Otros fenómenos acompañantes del errático comportamiento económico, han sido la violencia y el aumento del poder del crimen organizado: ambos han puesto en vilo a la población del país; a su vez, la corrupción y la impunidad tienen un papel no menor en el desolado entorno económico y lo mismo ocurre con el deterioro de muchas instituciones que si bien, en algún momento, gozaron de la confianza y el aprecio de la población, los han perdido debido al inescrupuloso manejo de los recursos puestos a su disposición o, en el caso de instituciones privadas, debido a su conducta poco ética.

Todo esto arrojó a cerca de 60 millones de mexicanos a vivir en situación de pobreza, es decir, a sobrevivir sin satisfacer sus necesidades básicas, todo resultado de un sistema incapaz de poner en el centro de sus preocupaciones a los pobres, a los trabajadores superexplotados de la ciudad y el campo y cuya característica de funcionamiento es la desigualdad social resultado de la inequitativa distribución del ingreso.

El mercado sin regulación, la pérdida de la razón pública en la economía, conduce a una creciente desigualdad, en buena medida, resultado de la continua reducción de los ingresos reales del trabajo y la consecuente ampliación de las ganancias del capital.

Con información del INEGI, David Márquez Ayala (“Reporte Económico”, La Jornada, 19/02/18: 22), luego de una exhaustiva revisión de los datos, concluye: México alcanzó su mejor momento distributivo en 1976, cuando los asalariados recibieron el 43.5 por ciento del ingreso nacional y el capital correspondió el 52.9 por ciento; una década después, ya en plena era neoliberal, los salarios obtuvieron 34.8 por ciento y las utilidades 60.7 por ciento, finalmente: “En 2016 (último año con cifras) el salario recibe 32.2 por ciento y el capital 59.5 por ciento”.

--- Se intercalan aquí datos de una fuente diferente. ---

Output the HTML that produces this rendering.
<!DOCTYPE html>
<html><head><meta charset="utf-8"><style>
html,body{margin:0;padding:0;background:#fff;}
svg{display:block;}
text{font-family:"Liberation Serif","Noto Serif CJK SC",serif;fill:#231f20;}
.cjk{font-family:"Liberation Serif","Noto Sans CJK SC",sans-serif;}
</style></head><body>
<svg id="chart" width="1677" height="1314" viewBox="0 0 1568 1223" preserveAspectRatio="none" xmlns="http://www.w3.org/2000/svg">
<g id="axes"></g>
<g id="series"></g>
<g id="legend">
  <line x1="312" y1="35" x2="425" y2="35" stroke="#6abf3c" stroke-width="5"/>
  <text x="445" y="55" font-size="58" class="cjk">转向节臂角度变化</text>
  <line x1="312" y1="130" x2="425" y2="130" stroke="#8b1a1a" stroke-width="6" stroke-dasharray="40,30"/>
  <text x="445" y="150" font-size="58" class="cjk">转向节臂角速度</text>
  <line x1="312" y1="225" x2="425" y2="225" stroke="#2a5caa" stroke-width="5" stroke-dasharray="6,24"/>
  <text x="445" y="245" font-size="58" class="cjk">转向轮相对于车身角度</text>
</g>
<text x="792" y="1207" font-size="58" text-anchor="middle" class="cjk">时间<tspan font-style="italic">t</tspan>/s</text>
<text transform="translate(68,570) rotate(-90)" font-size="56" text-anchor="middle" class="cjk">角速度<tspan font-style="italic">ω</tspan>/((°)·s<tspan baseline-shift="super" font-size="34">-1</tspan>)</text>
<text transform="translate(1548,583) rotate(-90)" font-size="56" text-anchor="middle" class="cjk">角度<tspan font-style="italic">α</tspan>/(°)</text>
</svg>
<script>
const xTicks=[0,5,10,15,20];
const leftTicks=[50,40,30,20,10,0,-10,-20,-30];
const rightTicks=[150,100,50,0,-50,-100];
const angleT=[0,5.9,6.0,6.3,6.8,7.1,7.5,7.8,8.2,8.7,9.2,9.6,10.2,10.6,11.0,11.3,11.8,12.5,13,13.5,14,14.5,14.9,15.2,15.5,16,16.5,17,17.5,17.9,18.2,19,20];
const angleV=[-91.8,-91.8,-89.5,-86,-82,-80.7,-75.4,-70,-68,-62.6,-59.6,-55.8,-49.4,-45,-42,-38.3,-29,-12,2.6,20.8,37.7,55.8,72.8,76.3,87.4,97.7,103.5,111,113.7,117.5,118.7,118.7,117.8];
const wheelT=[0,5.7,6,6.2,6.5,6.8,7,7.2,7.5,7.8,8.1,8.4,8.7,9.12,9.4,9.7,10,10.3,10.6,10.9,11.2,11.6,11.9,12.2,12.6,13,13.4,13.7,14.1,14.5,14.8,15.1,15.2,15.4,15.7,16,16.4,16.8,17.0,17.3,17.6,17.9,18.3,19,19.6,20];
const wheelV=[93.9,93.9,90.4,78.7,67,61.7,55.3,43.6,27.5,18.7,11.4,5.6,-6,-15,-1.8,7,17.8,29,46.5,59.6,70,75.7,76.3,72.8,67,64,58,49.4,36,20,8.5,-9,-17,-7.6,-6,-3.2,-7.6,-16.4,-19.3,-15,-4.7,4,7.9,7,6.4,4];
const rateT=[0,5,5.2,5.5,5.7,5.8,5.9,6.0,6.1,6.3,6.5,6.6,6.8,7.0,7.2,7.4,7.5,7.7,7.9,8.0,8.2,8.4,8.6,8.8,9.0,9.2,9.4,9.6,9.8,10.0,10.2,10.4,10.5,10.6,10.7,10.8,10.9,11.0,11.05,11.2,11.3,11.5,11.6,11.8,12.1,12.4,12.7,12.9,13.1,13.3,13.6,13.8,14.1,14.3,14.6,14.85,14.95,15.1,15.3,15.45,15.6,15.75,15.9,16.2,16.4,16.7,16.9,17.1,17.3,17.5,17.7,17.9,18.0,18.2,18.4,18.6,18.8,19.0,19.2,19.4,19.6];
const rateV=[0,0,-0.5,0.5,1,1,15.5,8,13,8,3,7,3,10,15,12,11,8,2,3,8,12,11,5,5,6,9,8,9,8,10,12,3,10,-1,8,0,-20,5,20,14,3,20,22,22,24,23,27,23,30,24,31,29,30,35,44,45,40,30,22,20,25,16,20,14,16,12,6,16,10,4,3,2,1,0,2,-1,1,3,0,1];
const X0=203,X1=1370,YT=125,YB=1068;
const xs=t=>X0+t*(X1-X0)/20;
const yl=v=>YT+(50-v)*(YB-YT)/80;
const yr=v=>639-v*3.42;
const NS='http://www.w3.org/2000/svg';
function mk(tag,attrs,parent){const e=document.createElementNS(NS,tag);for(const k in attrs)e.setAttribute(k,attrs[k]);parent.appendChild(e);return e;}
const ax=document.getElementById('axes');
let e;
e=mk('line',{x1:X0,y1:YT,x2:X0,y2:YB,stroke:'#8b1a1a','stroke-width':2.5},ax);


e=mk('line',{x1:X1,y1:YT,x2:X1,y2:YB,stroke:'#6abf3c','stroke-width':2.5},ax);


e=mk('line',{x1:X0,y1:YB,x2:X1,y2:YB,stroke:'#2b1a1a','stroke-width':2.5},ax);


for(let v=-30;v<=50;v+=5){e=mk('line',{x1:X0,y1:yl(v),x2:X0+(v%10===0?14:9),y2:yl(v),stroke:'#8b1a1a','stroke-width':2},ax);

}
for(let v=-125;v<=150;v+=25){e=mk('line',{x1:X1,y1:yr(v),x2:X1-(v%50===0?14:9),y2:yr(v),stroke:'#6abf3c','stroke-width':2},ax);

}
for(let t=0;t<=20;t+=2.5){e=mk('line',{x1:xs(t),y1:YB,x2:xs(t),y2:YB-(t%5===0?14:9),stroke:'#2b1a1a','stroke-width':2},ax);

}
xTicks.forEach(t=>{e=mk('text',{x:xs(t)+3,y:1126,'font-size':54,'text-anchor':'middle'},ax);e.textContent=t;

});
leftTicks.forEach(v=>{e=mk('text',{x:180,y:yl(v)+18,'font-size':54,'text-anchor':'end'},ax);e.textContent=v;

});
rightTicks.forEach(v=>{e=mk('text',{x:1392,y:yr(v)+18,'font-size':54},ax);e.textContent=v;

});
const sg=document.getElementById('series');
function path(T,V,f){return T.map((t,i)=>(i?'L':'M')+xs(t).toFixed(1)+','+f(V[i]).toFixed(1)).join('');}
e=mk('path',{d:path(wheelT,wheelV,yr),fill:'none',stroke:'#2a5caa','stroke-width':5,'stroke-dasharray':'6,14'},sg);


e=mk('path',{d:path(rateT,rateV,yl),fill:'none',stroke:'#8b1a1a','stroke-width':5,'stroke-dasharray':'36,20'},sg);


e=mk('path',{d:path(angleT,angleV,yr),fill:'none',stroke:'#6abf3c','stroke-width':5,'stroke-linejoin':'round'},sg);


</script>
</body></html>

Así, bajo el neoliberalismo la desigualdad social se convierte en peculiaridad, donde la pobreza se generaliza frente a una minoría que concentra la mayor parte de la riqueza producida por el trabajo. Esta condición es general en el capitalismo y se agudiza en el neoliberalismo. Noam Chomsky, refiriéndose a lo ocurrido en Estados Unidos bajo ese modelo, escribe: “Durante este periodo, el programa del gobierno se ha modificado completamente en contra de la voluntad de la mayoría para proporcionar ingentes beneficios a los superricos. Entre tanto, para gran parte de la población, para la mayoría, la renta real lleva treinta años prácticamente estancada” (Noam Chomsky, Réquiem por el sueño americano, México, 2017, Sexto Piso, p. 10).

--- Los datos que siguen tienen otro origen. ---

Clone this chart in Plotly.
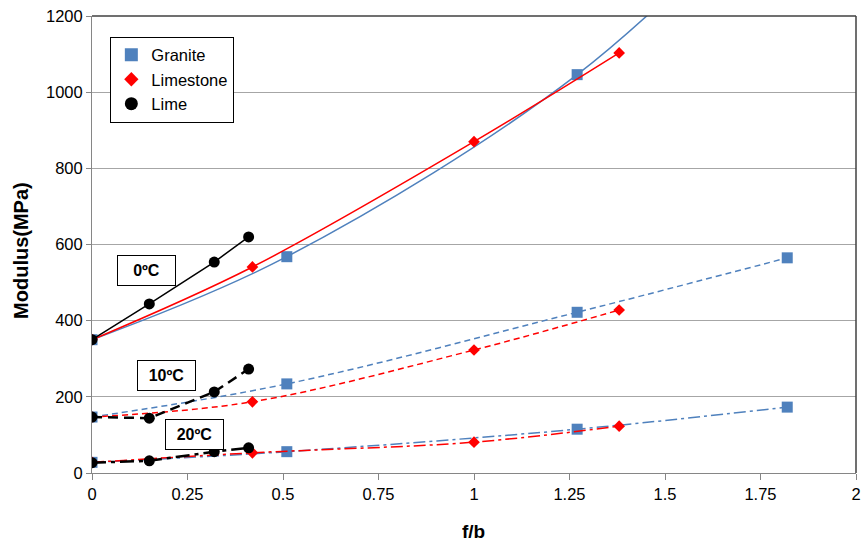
import plotly.graph_objects as go

# ---- data ----
x_granite = [0, 0.51, 1.27, 1.82]
granite_0 = [350, 568, 1046, 1560]
granite_10 = [147, 234, 422, 565]
granite_20 = [28, 56, 115, 173]

x_limestone = [0, 0.42, 1.0, 1.38]
limestone_0 = [350, 541, 870, 1103]
limestone_10 = [147, 187, 323, 428]
limestone_20 = [28, 53, 81, 123]

x_lime = [0, 0.15, 0.32, 0.41]
lime_0 = [350, 444, 554, 620]
lime_10 = [147, 144, 213, 273]
lime_20 = [27, 32, 56, 66]

x_ticks = [0, 0.25, 0.5, 0.75, 1, 1.25, 1.5, 1.75, 2]
x_tick_labels = ["0", "0.25", "0.5", "0.75", "1", "1.25", "1.5", "1.75", "2"]
y_ticks = [0, 200, 400, 600, 800, 1000, 1200]

temp_labels = ["0ºC", "10ºC", "20ºC"]
label_pos = [(0.143, 533), (0.194, 257), (0.268, 100)]

BLUE = "#4F81BD"
RED = "#FF0000"
BLACK = "#000000"
FONT = "Liberation Sans, Arial, sans-serif"

fig = go.Figure()

def add(x, y, color, symbol, msize, dash, width, shape="spline"):
    fig.add_trace(go.Scatter(
        x=x, y=y, mode="lines+markers", showlegend=False, cliponaxis=True,
        line=dict(color=color, width=width, dash=dash, shape=shape),
        marker=dict(color=color, symbol=symbol, size=msize),
    ))

# granite
add(x_granite, granite_0, BLUE, "square", 11, "solid", 1.5)
add(x_granite, granite_10, BLUE, "square", 11, "6px,4px", 1.5)
add(x_granite, granite_20, BLUE, "square", 11, "12px,4px,3px,4px", 1.5)
# limestone
add(x_limestone, limestone_0, RED, "diamond", 9, "solid", 1.5)
add(x_limestone, limestone_10, RED, "diamond", 9, "6px,4px", 1.5)
add(x_limestone, limestone_20, RED, "diamond", 9, "12px,4px,3px,4px", 1.5)
# lime
add(x_lime, lime_0, BLACK, "circle", 11, "solid", 1.5, "linear")
add(x_lime, lime_10, BLACK, "circle", 11, "10px,6px", 2.5, "linear")
add(x_lime, lime_20, BLACK, "circle", 11, "14px,5px,4px,5px", 2.5, "linear")

# legend entries
for name, color, symbol, size in [("Granite", BLUE, "square", 13),
                                  ("Limestone", RED, "diamond", 11),
                                  ("Lime", BLACK, "circle", 13)]:
    fig.add_trace(go.Scatter(x=[None], y=[None], mode="markers", name=name,
                             marker=dict(color=color, symbol=symbol, size=size)))

for txt, (lx, ly) in zip(temp_labels, label_pos):
    fig.add_annotation(x=lx, y=ly, text="<b>%s</b>" % txt, showarrow=False,
                       font=dict(family=FONT, size=16, color="black"),
                       bordercolor="black", borderwidth=1, bgcolor="white",
                       width=55, height=27)

# axis titles
fig.add_annotation(xref="paper", yref="paper", x=0.499, y=-0.127,
                   text="<b>f/b</b>", showarrow=False,
                   font=dict(family=FONT, size=19, color="black"),
                   xanchor="center", yanchor="middle", height=22)
fig.add_annotation(xref="paper", yref="paper", x=-0.093, y=0.488,
                   text="<b>Modulus(MPa)</b>", showarrow=False, textangle=-90,
                   font=dict(family=FONT, size=20, color="black"),
                   xanchor="center", yanchor="middle")

# top and right border
fig.add_shape(type="line", xref="paper", yref="paper", x0=0, x1=1, y0=1, y1=1,
              line=dict(color="#404040", width=1.5))
fig.add_shape(type="line", xref="paper", yref="paper", x0=1, x1=1, y0=0, y1=1,
              line=dict(color="#404040", width=1.5))

fig.update_layout(
    width=861, height=541,
    margin=dict(l=92, r=5, t=16, b=68),
    plot_bgcolor="white", paper_bgcolor="white",
    font=dict(family=FONT, size=16, color="black"),
    legend=dict(x=0.024, y=0.955, xanchor="left", yanchor="top",
                bordercolor="black", borderwidth=1, bgcolor="white",
                font=dict(size=16.5), itemwidth=30, tracegroupgap=4),
    xaxis=dict(range=[0, 2], tickvals=x_ticks, ticktext=x_tick_labels, automargin=False,
               showgrid=False, zeroline=False, showline=True, linecolor="#868686",
               linewidth=1, ticks="outside", ticklen=6, tickcolor="#868686",
               tickfont=dict(size=16.5)),
    yaxis=dict(range=[0, 1200], tickvals=y_ticks, showgrid=True, gridcolor="#A6A6A6",
               gridwidth=1, zeroline=False, showline=True, linecolor="#868686", automargin=False,
               linewidth=1, ticks="outside", ticklen=5, tickcolor="#868686",
               tickfont=dict(size=16.5)),
)

fig.write_html("out.html", config={"displayModeBar": False},
               post_script="document.body.style.margin='0';document.body.style.overflow='hidden';")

En México, la observación de Chomsky se expresa puntualmente. Según el Consejo Nacional para la Evaluación de la Política de Desarrollo Social (Coneval), en nuestro país, el ingreso de los hogares, durante los últimos 25 años, se ha mantenido prácticamente sin alteraciones, pues si en 1992 el ingreso mensual por persona eran 3 mil 508 pesos —en términos reales—, prácticamente el mismo monto registrado para 2016, cuando fueron 3 mil 628 pesos (La Jornada, 10/05/2018: 14). Por su parte, la CEPAL, en su informe del Panorama social de América Latina 2017, señala que en México el 20 por ciento de los hogares más ricos concentra el 48 por ciento del ingreso nacional, mientras el 20 por ciento de los más pobres apenas si obtiene el 6 por ciento, una diferencia entre ambas proporciones de ocho veces.

De este rápido recorrido de algunos factores que forjaron la voluntad de cambio, no es difícil coincidir con el Premio Nobel de Economía (2001), Joseph Stiglitz (Caída libre, México, 2010, Taurus, p. 11), quien, luego de la crisis de 2008, concluía: “La teoría económica moderna, con su fe en el libre mercado y en la globalización, había prometido prosperidad para todos. Se suponía que la tan cacareada Nueva Economía iba a hacer posible una mejor gestión de los riesgos, y que traería consigo el final de los ciclos económicos […] La gran recesión (2008) —a todas luces la peor crisis económica desde la Gran Depresión de hace setenta y cinco años— ha hecho añicos esas ilusiones”.

La pregunta es: ¿podrá el gobierno de AMLO, dentro de los límites del capitalismo, modificar esta situación?